Another key ingredient of the vPro platform is the hardware-assisted instruction set virtualization electronics that is in the Core chips, which Intel calls Virtualization Technology, and how this is used in concert with the second core in the chip to create a virtualized environment on one core and a virtual firewall to secure that environment on the second core. If you haven't figured it out yet, Intel has just convinced your boss and the IT department to commandeer that second core you want to run music while you work so it can be used as a personal firewall. As you might imagine, Symantec and other peddlers of antivirus and security software are all for this, and Otellini had John Thompson, chairman and CEO at Symantec, to come on stage and say what a wonderful idea this was. And, considering the nature of the threats that desktop users face--at least those who run Windows--maybe the two have a point.

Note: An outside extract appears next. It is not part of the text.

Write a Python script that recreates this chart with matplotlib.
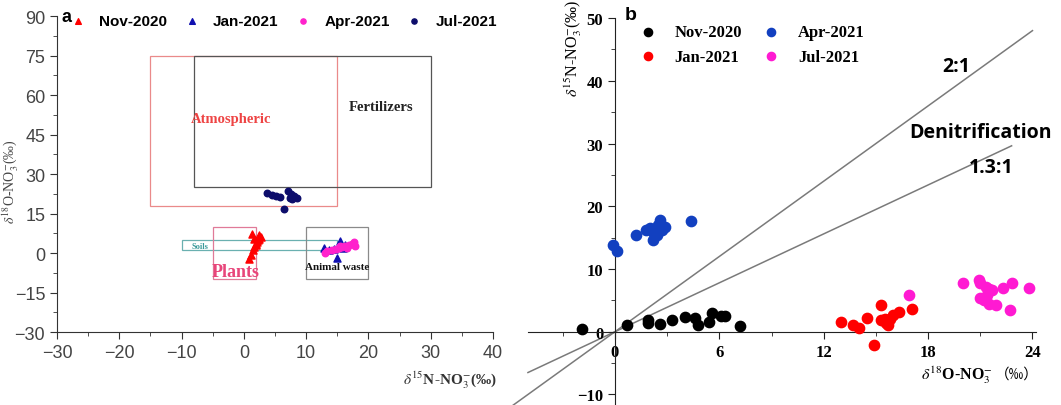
import matplotlib
matplotlib.use("Agg")
import matplotlib.pyplot as plt
from matplotlib.patches import Rectangle
from matplotlib.ticker import MultipleLocator

plt.rcParams['mathtext.fontset'] = 'stix'

# ---- panel a: d15N (x) vs d18O (y), source boxes ----
nov_a_n = [1.3, 2.5, 1.7, 2.2, 2.0, 1.6, 1.5, 1.2, 0.9, 2.8, 2.1, 1.9, 2.4]
nov_a_o = [7.4, 6.8, 5.5, 4.9, 3.6, 2.3, 1.0, -0.8, -2.1, 6.1, 4.2, 3.0, 5.2]
jan_a_n = [12.9, 13.7, 14.4, 15.4, 14.9, 15.9, 16.3]
jan_a_o = [2.0, 1.1, 1.5, 4.6, -2.0, 1.8, 3.0]
apr_a_n = [13.0, 13.3, 14.2, 15.2, 15.8, 16.3, 16.8, 17.3, 17.7, 17.9, 16.5, 15.5, 14.8]
apr_a_o = [0.2, 0.8, 1.0, 1.8, 2.2, 2.6, 3.0, 3.5, 4.2, 2.8, 2.0, 2.5, 1.5]
jul_a_n = [3.7, 4.5, 5.1, 5.8, 7.1, 7.6, 8.1, 8.5, 7.4, 6.5, 7.8]
jul_a_o = [22.7, 22.1, 21.7, 21.4, 23.5, 22.5, 21.8, 21.0, 21.0, 16.8, 20.6]

box_names = ["Atmospheric", "Fertilizers", "Soils", "Plants", "Animal waste"]
box_x0 = [-15, -8, -10, -5, 10]
box_x1 = [15, 30, 15, 2, 20]
box_y0 = [18, 25, 1, -10, -10]
box_y1 = [75, 75, 5, 10, 10]

# ---- panel b: d18O (x) vs d15N (y) ----
nov_b_o = [-1.9, 0.7, 1.9, 1.9, 2.6, 3.3, 4.0, 4.6, 4.8, 5.4, 5.6, 6.1, 6.3, 7.2]
nov_b_n = [0.4, 1.0, 1.8, 1.4, 1.3, 1.8, 2.3, 2.2, 1.0, 1.6, 3.0, 2.5, 2.5, 0.9]
jan_b_o = [13.0, 13.7, 14.0, 14.5, 14.9, 15.3, 15.3, 15.6, 15.7, 15.8, 16.0, 16.3, 17.1, 15.5]
jan_b_n = [1.5, 1.1, 0.6, 2.2, -2.1, 4.2, 1.8, 1.4, 1.0, 2.1, 2.6, 3.2, 3.7, 2.1]
apr_b_o = [-0.1, 0.1, 1.2, 1.8, 2.2, 2.2, 2.4, 2.5, 2.6, 2.9, 2.7, 4.4, 2.0]
apr_b_n = [13.8, 12.8, 15.5, 16.2, 15.9, 14.7, 15.5, 17.0, 17.8, 16.7, 16.2, 17.6, 16.5]
jul_b_o = [16.9, 20.0, 20.9, 21.0, 21.3, 21.5, 21.7, 21.0, 21.2, 21.5, 21.9, 22.3, 22.8, 22.7, 23.8, 21.4]
jul_b_n = [5.8, 7.8, 8.3, 7.7, 7.1, 6.8, 6.6, 5.4, 5.0, 4.5, 4.2, 6.9, 7.7, 3.4, 6.9, 5.8]

ratio_names = ["2:1", "1.3:1"]
ratio_slopes = [2.0, 1.3]
ratio_x0 = [-6.0, -5.0]
ratio_x1 = [24.0, 22.8]

fig = plt.figure(figsize=(10.61, 4.06), dpi=100)

# ================= panel a =================
axa = fig.add_axes([0.0537, 0.1798, 0.411, 0.778])
box_cols = ["#ea8a8a", "#555555", "#6ab0b0", "#e07a98", "#8a8a8a"]
for nm, x0, x1, y0, y1, c in zip(box_names, box_x0, box_x1, box_y0, box_y1, box_cols):
    axa.add_patch(Rectangle((x0, y0), x1 - x0, y1 - y0, fill=False, edgecolor=c, lw=0.9))

axa.scatter(nov_a_n, nov_a_o, marker='^', s=26, color='#ff0000', label='Nov-2020', zorder=3)
axa.scatter(jan_a_n, jan_a_o, marker='^', s=26, color='#1010b0', label='Jan-2021', zorder=3)
axa.scatter(apr_a_n, apr_a_o, marker='o', s=22, color='#ff22cc', label='Apr-2021', zorder=4)
axa.scatter(jul_a_n, jul_a_o, marker='o', s=22, color='#0d0d6b', label='Jul-2021', zorder=4)

axa.text(-2, 51, "Atmospheric", color='#ee4444', family='Liberation Serif', weight='bold', fontsize=10.5, ha='center', va='center')
axa.text(22, 55.5, "Fertilizers", color='#222222', family='Liberation Serif', weight='bold', fontsize=10.5, ha='center', va='center')
axa.text(-7, 2.8, "Soils", color='#3a9a9a', family='Liberation Serif', weight='bold', fontsize=6, ha='center', va='center')
axa.text(-1.4, -7, "Plants", color='#e8457a', family='Liberation Serif', weight='bold', fontsize=13, ha='center', va='center')
axa.text(15, -5, "Animal waste", color='#111111', family='Liberation Serif', weight='bold', fontsize=8, ha='center', va='center')

axa.set_xlim(-30, 40)
axa.set_ylim(-30, 90)
axa.xaxis.set_major_locator(MultipleLocator(10))
axa.xaxis.set_minor_locator(MultipleLocator(5))
axa.yaxis.set_major_locator(MultipleLocator(15))
axa.yaxis.set_minor_locator(MultipleLocator(7.5))
for s in ['top', 'right']:
    axa.spines[s].set_visible(False)
for s in ['left', 'bottom']:
    axa.spines[s].set_color('#333333')
axa.tick_params(which='major', direction='out', length=5, color='#333333', labelsize=13, labelcolor='#444444')
axa.tick_params(which='minor', direction='out', length=3, color='#333333')
for lb in axa.get_xticklabels() + axa.get_yticklabels():
    lb.set_family('Liberation Sans')

axa.set_xlabel(r'$\delta^{15}$N-NO$_3^{-}$(‰)', family='Liberation Serif', weight='bold', fontsize=11, color='#333333')
axa.xaxis.set_label_coords(1.01, -0.115)
axa.xaxis.label.set_ha('right')
axa.set_ylabel(r'$\delta^{18}$O-NO$_3^{-}$(‰)', family='Liberation Serif', fontsize=10, color='#444444')
axa.yaxis.set_label_coords(-0.085, 0.48)

leg_a = axa.legend(loc='upper left', bbox_to_anchor=(64 / 1061, 1 - 7 / 406), bbox_transform=fig.transFigure,
                   ncol=4, frameon=False, borderpad=0, handlelength=0.8, handletextpad=1.0,
                   columnspacing=1.2, prop={'family': 'Liberation Sans', 'weight': 'bold', 'size': 11},
                   markerscale=0.8)
fig.text(62 / 1061, 1 - 17 / 406, "a", family='Liberation Sans', weight='bold', fontsize=13, va='center')

# ================= panel b =================
axb = fig.add_axes([0.4976, -0.005, 0.4788, 0.958])
for nm, k, x0, x1 in zip(ratio_names, ratio_slopes, ratio_x0, ratio_x1):
    axb.plot([x0, x1], [k * x0, k * x1], color='#7a7a7a', lw=1.1, clip_on=False, zorder=1)

axb.scatter(nov_b_o, nov_b_n, s=55, color='#000000', label='Nov-2020', zorder=3)
axb.scatter(jan_b_o, jan_b_n, s=55, color='#ff0000', label='Jan-2021', zorder=3)
axb.scatter(apr_b_o, apr_b_n, s=55, color='#1240c0', label='Apr-2021', zorder=3)
axb.scatter(jul_b_o, jul_b_n, s=55, color='#ff1ad2', label='Jul-2021', zorder=3)

axb.text(19.6, 42.4, "2:1", family='Open Sans', weight='bold', fontsize=14, ha='center', va='center')
axb.text(21.0, 31.9, "Denitrification", family='Open Sans', weight='bold', fontsize=14, ha='center', va='center')
axb.text(21.6, 26.3, "1.3:1", family='Open Sans', weight='bold', fontsize=14, ha='center', va='center')

axb.set_xlim(-5, 24.2)
axb.set_ylim(-12, 50)
axb.spines['left'].set_position(('data', 0))
axb.spines['bottom'].set_position(('data', 0))
for s in ['top', 'right']:
    axb.spines[s].set_visible(False)
for s in ['left', 'bottom']:
    axb.spines[s].set_color('#222222')
axb.set_xticks([0, 6, 12, 18, 24])
axb.xaxis.set_minor_locator(MultipleLocator(3))
axb.set_yticks([-10, 0, 10, 20, 30, 40, 50])
axb.yaxis.set_minor_locator(MultipleLocator(5))
axb.tick_params(which='major', direction='out', length=5, color='#222222', labelsize=12)
axb.tick_params(which='minor', direction='out', length=3, color='#222222')
for lb in axb.get_xticklabels() + axb.get_yticklabels():
    lb.set_family('Liberation Serif')
    lb.set_weight('bold')

fig.text(993 / 1061, 1 - 375 / 406, r'$\delta^{18}$O-NO$_3^{-}$', family='Liberation Serif',
         weight='bold', fontsize=11.5, ha='right', va='center')
fig.text(995 / 1061, 1 - 375 / 406, '（‰）', family=['Noto Sans CJK SC', 'DejaVu Sans'],
         fontsize=10.5, ha='left', va='center')
fig.text(573 / 1061, 1 - 48 / 406, r'$\delta^{15}$N-NO$_3^{-}$(‰)', family='Liberation Serif',
         fontsize=11.5, rotation=90, ha='center', va='center')

leg_b = axb.legend(loc='upper left', bbox_to_anchor=(633 / 1061, 1 - 17 / 406), bbox_transform=fig.transFigure,
                   ncol=2, frameon=False, borderpad=0, handlelength=0.8, handletextpad=1.2,
                   columnspacing=1.35, labelspacing=0.5, markerscale=0.8,
                   prop={'family': 'Liberation Serif', 'weight': 'bold', 'size': 12})
fig.text(625 / 1061, 1 - 15 / 406, "b", family='Liberation Sans', weight='bold', fontsize=14, va='center')

fig.savefig("out.png", dpi=100)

Otellini said that in 2000, it took 209 days for a hacker to create the Ramen/Adore virus to exploit a security breach. In 2002, it took 185 days for someone to create the SQL Slammer virus, but by 2003, it took only 26 days for Blaster to hit, and in 2004, only 17 days for Sasser. By 2005, from security notice to Zotob attack took only three days, and now, you can get instant exploitation. "If things happen in a zero timeframe, how can you be proactive?" Otellini asked. Clearly, security has to be active, and this approach that Intel is advocating with the vPro design is part of that. In fact, the vPro chipsets have electronics that will not allow end users to disable antivirus software, which will cut down on virus, worms, and other malware outbreaks.
The last thing that makes vPro a new platform is a focus on performance per watt. Giving a sneak peak at the Conroe chip, Otellini did a demonstration that pitted a Business Pro platform using a Pentium 4 HT processors running at 3.8 GHz against a vPro platform using the dual-core Conroe chip running at 2.6 GHz. The benchmark that Intel created for the test was based on the new Office 2007 release, and had an Excel spreadsheet calculating a bunch of sales while running an Outlook email client and a PowerPoint presentation. On this test, half way through, the antivirus software was kicked on to do some scans. The Conroe box was able to run the test in about one-third the time. Compared to PCs in the 2003 vintage, Otellini said that the vPro machines would deliver at least twice the performance and about four times the performance per watt.
The savings in electricity can be significant for large companies. Otellini said that for a company with 50,000 PCs deployed over a four-year span, using the new Core processors could result in a $1.5 million in savings electricity costs.